Living near train tracks isn’t exactly the first thing that springs to mind when you think about what boosts property prices.
However, according to data from estate agents
Knight Frank in its “Crossrail: Analysing Property Market Performance from Reading to Shenfield 2015” report, more and more Britons are opting for the convenience of being near public transport and are therefore pushing up the prices on properties that are within a maximum 10 minute walking distance of a certain Crossrail train line.
Crossrail, Europe’s largest infrastructure project, is set to be completed and become fully operational by the end of 2018. With three years to go, more and more people are buying properties near the Crossrail stations in anticipation of the transport connections to and from London.
Knight Frank said that the average property price increased along the Crossrail route (as pictured) compared to a 43% uplift in the wider area since the project received Royal Assent in July 2008. This is when a parliamentary bill is turned into an Act of Parliament (law) after the Queen formally agrees to it.
Knight Frank said in a report that the average property price within 10 minute walking distance to Bond Street station rose by 82%, while those near Acton rocketed 77% over the last six years.

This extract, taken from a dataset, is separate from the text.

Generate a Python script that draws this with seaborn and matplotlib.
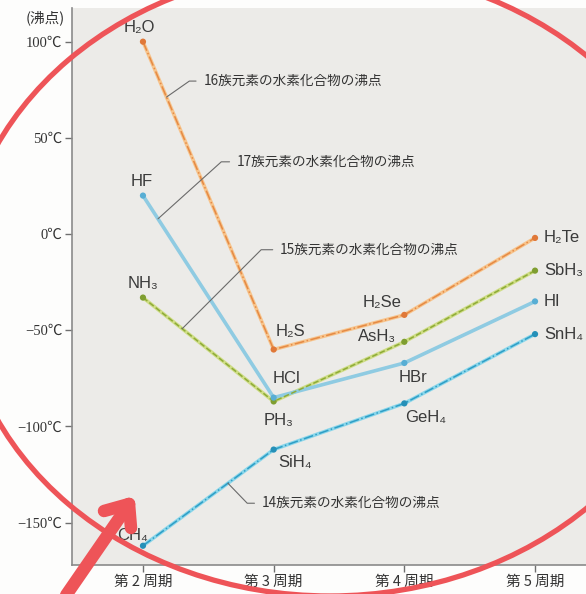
import numpy as np
import pandas as pd
import matplotlib
matplotlib.use("Agg")
import matplotlib.pyplot as plt
from matplotlib.patches import Ellipse
import seaborn as sns

# ---- data: boiling points (°C) of hydrogen compounds by period ----
periods = [2, 3, 4, 5]
period_labels = ["第 2 周期", "第 3 周期", "第 4 周期", "第 5 周期"]

g16_names = ["H₂O", "H₂S", "H₂Se", "H₂Te"]
g16_bp = [100, -60, -42, -2]

g17_names = ["HF", "HCl", "HBr", "HI"]
g17_bp = [20, -85, -67, -35]

g15_names = ["NH₃", "PH₃", "AsH₃", "SbH₃"]
g15_bp = [-33, -87, -56, -19]

g14_names = ["CH₄", "SiH₄", "GeH₄", "SnH₄"]
g14_bp = [-162, -112, -88, -52]

group_titles = {
    "16": "16族元素の水素化合物の沸点",
    "17": "17族元素の水素化合物の沸点",
    "15": "15族元素の水素化合物の沸点",
    "14": "14族元素の水素化合物の沸点",
}

y_ticks = [100, 50, 0, -50, -100, -150]
y_tick_labels = ["100℃", "50℃", "0℃", "−50℃", "−100℃", "−150℃"]

frames = []
for grp, names, vals in [("16", g16_names, g16_bp), ("17", g17_names, g17_bp),
                         ("15", g15_names, g15_bp), ("14", g14_names, g14_bp)]:
    frames.append(pd.DataFrame({"period": periods, "bp": vals, "name": names, "group": grp}))
df = pd.concat(frames, ignore_index=True)

# ---- styling ----
sns.set_theme(style="ticks")
plt.rcParams["font.family"] = ["Noto Sans CJK JP", "DejaVu Sans"]

W, H = 586, 594
fig = plt.figure(figsize=(W / 100, H / 100), dpi=100, facecolor="#fdfdfc")
ax = fig.add_axes([72 / W, 1 - 565 / H, 1 - 72 / W, (565 - 8) / H])
ax.set_facecolor("#ecebe8")

styles = {
    # group: (under colour, over colour, over linestyle, marker colour)
    "16": ("#f7c48c", "#e58a45", "-.", "#e07838"),
    "17": ("#8fcbe2", "#8fcbe2", "-", "#58aed4"),
    "15": ("#cfdd86", "#8eab38", "--", "#7f9e30"),
    "14": ("#8ad6ea", "#2f9ec6", "-.", "#2590b8"),
}

for grp in ["14", "15", "17", "16"]:
    sub = df[df.group == grp]
    under, over, ls, mk = styles[grp]
    sns.lineplot(data=sub, x="period", y="bp", ax=ax, color=under, lw=2.6,
                 legend=False, zorder=2)
    if ls != "-":
        sns.lineplot(data=sub, x="period", y="bp", ax=ax, color=over, lw=1.1,
                     linestyle=ls, legend=False, zorder=3)
    sns.scatterplot(data=sub, x="period", y="bp", ax=ax, color=mk, s=20,
                    edgecolor="none", legend=False, zorder=4)

# compound labels: offsets in pixels from each point
offsets = {
    "H₂O": (-4, 14, "center"), "HF": (-1, 14, "center"), "NH₃": (0, 14, "center"),
    "CH₄": (-10, 10, "center"),
    "H₂S": (17, 18, "center"), "HCl": (13, 19, "center"), "PH₃": (5, -19, "center"),
    "SiH₄": (21, -13, "center"),
    "H₂Se": (-22, 12, "center"), "AsH₃": (-27, 5, "center"), "HBr": (9, -15, "center"),
    "GeH₄": (21, -14, "center"),
    "H₂Te": (9, 0, "left"), "SbH₃": (9, 0, "left"), "HI": (9, 0, "left"),
    "SnH₄": (9, 0, "left"),
}
for _, row in df.iterrows():
    dx, dy, ha = offsets[row["name"]]
    ax.annotate(row["name"], (row["period"], row["bp"]), xytext=(dx, dy),
                textcoords="offset pixels", ha=ha, va="center", fontsize=12,
                color="#3a3a3a", family=["Liberation Sans", "DejaVu Sans"], zorder=5)

# group captions with leader lines anchored on a segment of each series
def seg_point(vals, i, t):
    x = periods[i] + t * (periods[i + 1] - periods[i])
    y = vals[i] + t * (vals[i + 1] - vals[i])
    return x, y

leaders = [
    ("16", seg_point(g16_bp, 0, 0.18), (37, 16), 35),
    ("17", seg_point(g17_bp, 0, 0.115), (79, 57), 42),
    ("15", seg_point(g15_bp, 0, 0.30), (98, 79), 45),
    ("14", seg_point(g14_bp, 0, 0.65), (34, -20), -46),
]
for grp, xy, (dx, dy), ang in leaders:
    ax.annotate(group_titles[grp], xy, xytext=(dx, dy), textcoords="offset pixels",
                ha="left", va="center", fontsize=9.8, color="#333333", zorder=5,
                arrowprops=dict(arrowstyle="-", color="#6a6a6a", lw=0.8,
                                shrinkA=3, shrinkB=0, relpos=(0, 0.5),
                                connectionstyle=f"angle,angleA=0,angleB={ang},rad=0"))

# axes
ax.set_xlim(1.457, 5.39)
ax.set_ylim(-172, 117.5)
ax.set_xticks(periods)
ax.set_xticklabels(period_labels, fontsize=10.5, color="#333333")
ax.set_yticks(y_ticks)
ax.set_yticklabels(y_tick_labels, fontsize=10.5, color="#333333",
                   family=["Liberation Serif", "Noto Sans CJK JP"])
ax.set_xlabel("")
ax.set_ylabel("")
ax.tick_params(axis="both", direction="out", length=5, width=1, color="#6f6f6f", pad=2)
for s in ["top", "right"]:
    ax.spines[s].set_visible(False)
for s in ["left", "bottom"]:
    ax.spines[s].set_color("#8a8a8a")
    ax.spines[s].set_linewidth(1.2)
fig.text(45 / W, 1 - 18 / H, "(沸点)", ha="center", va="center", fontsize=10.5,
         color="#333333")

# hand-drawn red emphasis: circle and arrow
ov = fig.add_axes([0, 0, 1, 1], facecolor="none", zorder=10)
ov.set_xlim(0, W)
ov.set_ylim(H, 0)
ov.axis("off")
red = "#ee5458"
ov.add_patch(Ellipse((330, 282), 740, 628, fill=False, edgecolor=red, lw=3.8))
tip = np.array([129, 504])
ov.plot([60, tip[0]], [604, tip[1]], color=red, lw=9, solid_capstyle="round")
for arm in ([104, 511], [131, 528]):
    ov.plot([tip[0], arm[0]], [tip[1], arm[1]], color=red, lw=9,
            solid_capstyle="round")

fig.savefig("out.png", dpi=100, facecolor=fig.get_facecolor())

In Acton’s surrounding areas, there was “only” a 33% rise over that time.
“Our research shows overall price performance continues to be stronger in the central London sections of the Crossrail route,” said Gráinne Gilmore, head of Knight Frank UK Residential Research, in the report.
“However, over the last 12 months, the price ‘ripple’ effect in London has really started to take effect, with stronger price growth in areas surrounding central London. This could help feed into stronger price growth around stations towards the East and West, especially those which have underperformed to date, and where housing supply is set to be delivered in the coming years.”
“The planned levels of development along the outer sections of the route should provide scope for price uplifts as the public realm is improved, amenities receive a boost and buyers have new reasons to visit the area. The relative ‘discount’ in terms of price per square foot in these areas compared to more central locations is also likely to work in their favour. We expect that as the opening of Crossrail approaches, the increased connectivity combined with new development will result in price outperformance in these areas.”
As of 2014, London’s population passed its previous record-high, seen just before the outbreak of the Second World War. Knight Frank said that forecasts show that by 2036, Britain’s capital population will reach 10 million, and “demand for public transport will have risen by another 50%.”
According to Transport for London, the population is estimated to grow by one full tube train every three days.
The underground carried a record 1.3 billion passengers between 2013 and 2014.